11 things women should never write in a work email 

Sorry to interrupt but I just thought I’d write a post about the mistakes that some women make when emailing, and maybe offer some tips on how to avoid doing it? 

I don’t know if that’s helpful, feel free to ignore if it’s not relevant, I know you probably already know all of this…

Does this sound like one of your emails? If so then you *need* to read on.

In an office environment some women feel as though they have to constantly apologise for their very presence, and speak in a language that opinion writer Alexandra Petri calls; ‘Woman in a Meeting.’

I’ve put together a list of nine common phrases I’ve seen in emails that are absolute #fails:

  1. “I’m sorry…”

Totes OK to apologise if you’ve actually done something wrong, but don’t apologise for sending an email, people know how to send to trash if they need to.

  1. “Just…”

As in “I just wanted to check that you got my last email” or “I’m just mentioning something you might find useful.” 

Instead, be bold and say; “I’m following up on the email I sent last week” or “Saw this and thought you would find it useful.”

  1. “I’m not sure but…”

You probably are sure, very sure, you’ve probably checked this fact over a hundred times. You are sure, so sound it.

  1. “Sorry to email again, but…”

Did you know that people don’t actually get charged for each email they receive? So it doesn’t matter how many you send, if you haven’t got what you need. 

If you feel like you’re bugging someone via email, then find a way to get the same information from another source or ask someone senior for advice on how to move forward. 

HNCK3991

  1. “Does that make sense?”

If it doesn’t make sense, don’t send it in an email.
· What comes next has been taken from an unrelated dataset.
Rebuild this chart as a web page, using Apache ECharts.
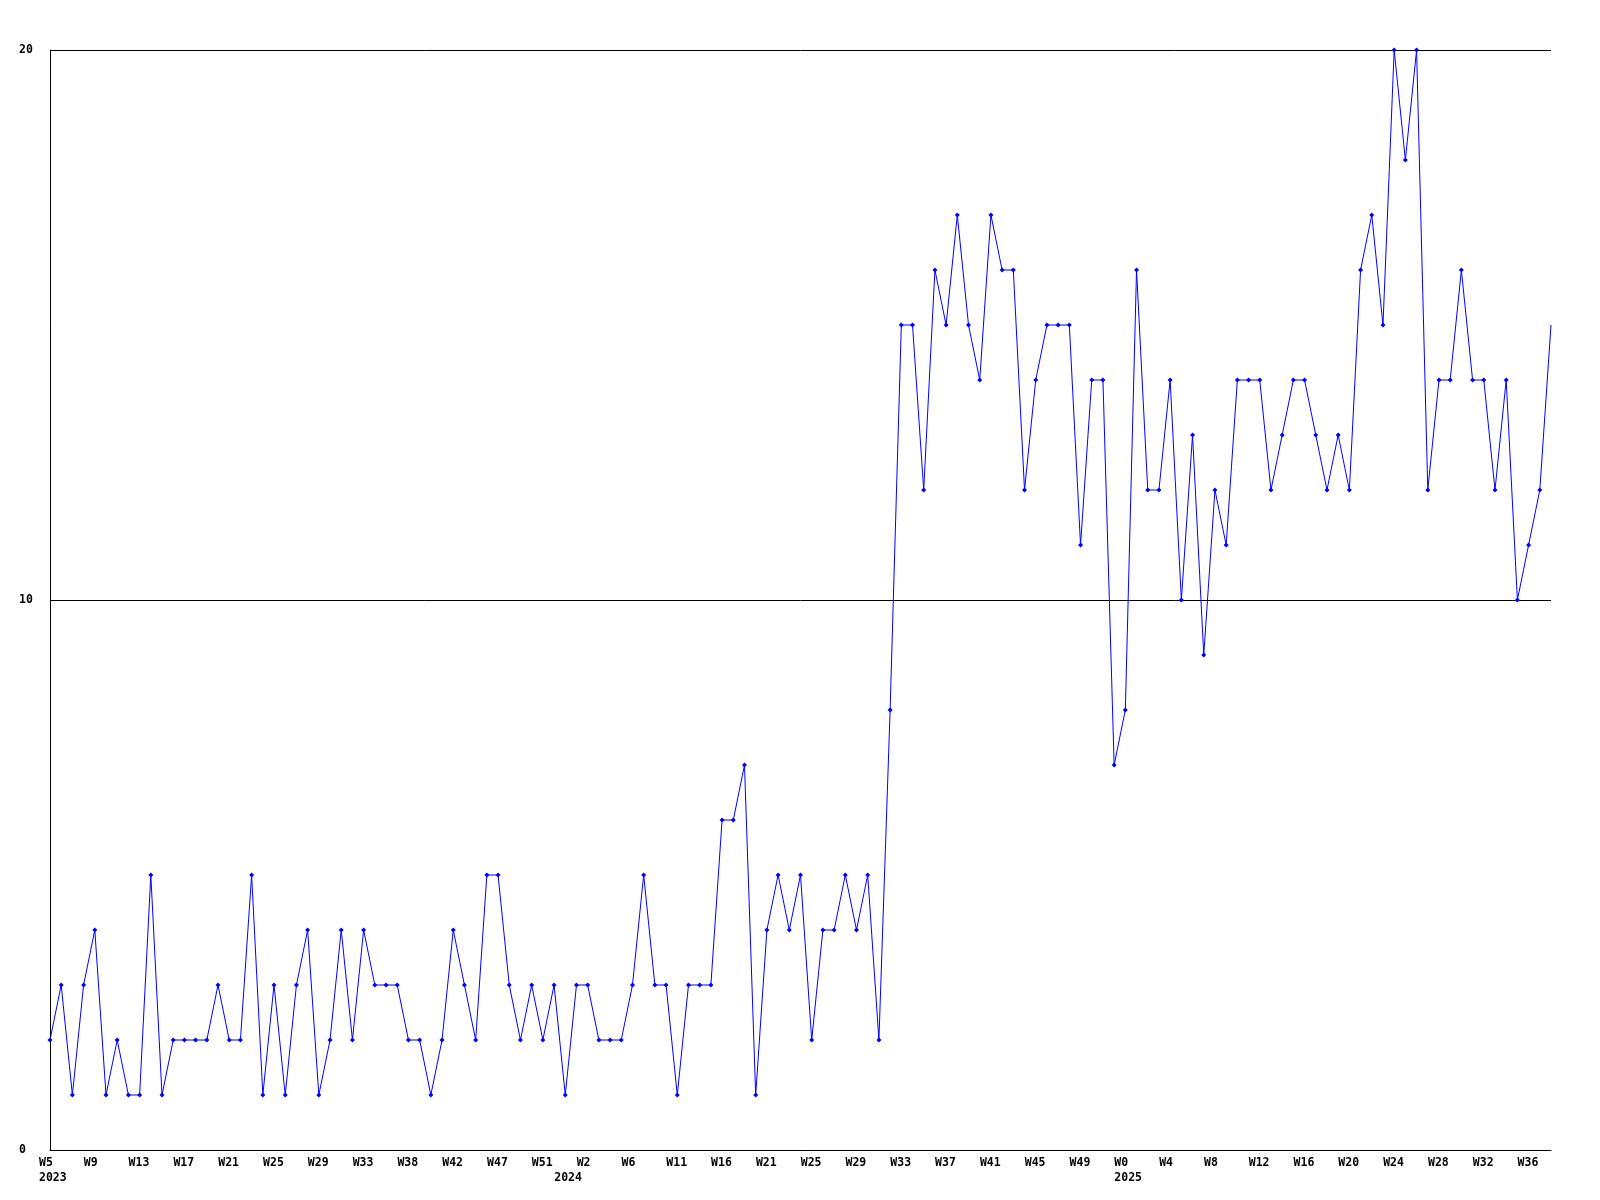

Re-write it until it makes sense, if people have questions they will come back to you and ask them.

  1. “Don’t worry if you cant…”

Erm… do you maybe want to wait until the person has told you if they can do what you’ve asked, before you go ahead and excuse them from it?

  1. “I’m available whenever.”

WRONG. Even if this is the case (which it probably isn’t) this phrase makes you seem like the other person is completely in control. 
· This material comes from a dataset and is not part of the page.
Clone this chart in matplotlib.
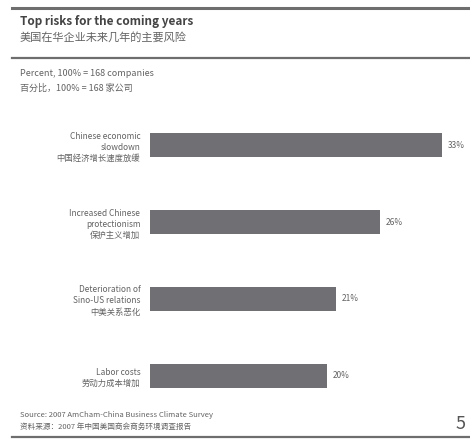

What if they ask you to conference call at 4am? Well you did say whenever…

  1. “I may be wrong but…”

If you thought you were wrong, you wouldn’t say it. 

Don’t be afraid to call people out and correct them, in a compassionate way.

  1. “I’m sure you already know this, but…”

I get it, you’re trying to come across as humble and helpful, but really what you’re doing is coming across as weak. 

If you think someone needs to know something, tell them, chances are they will be grateful.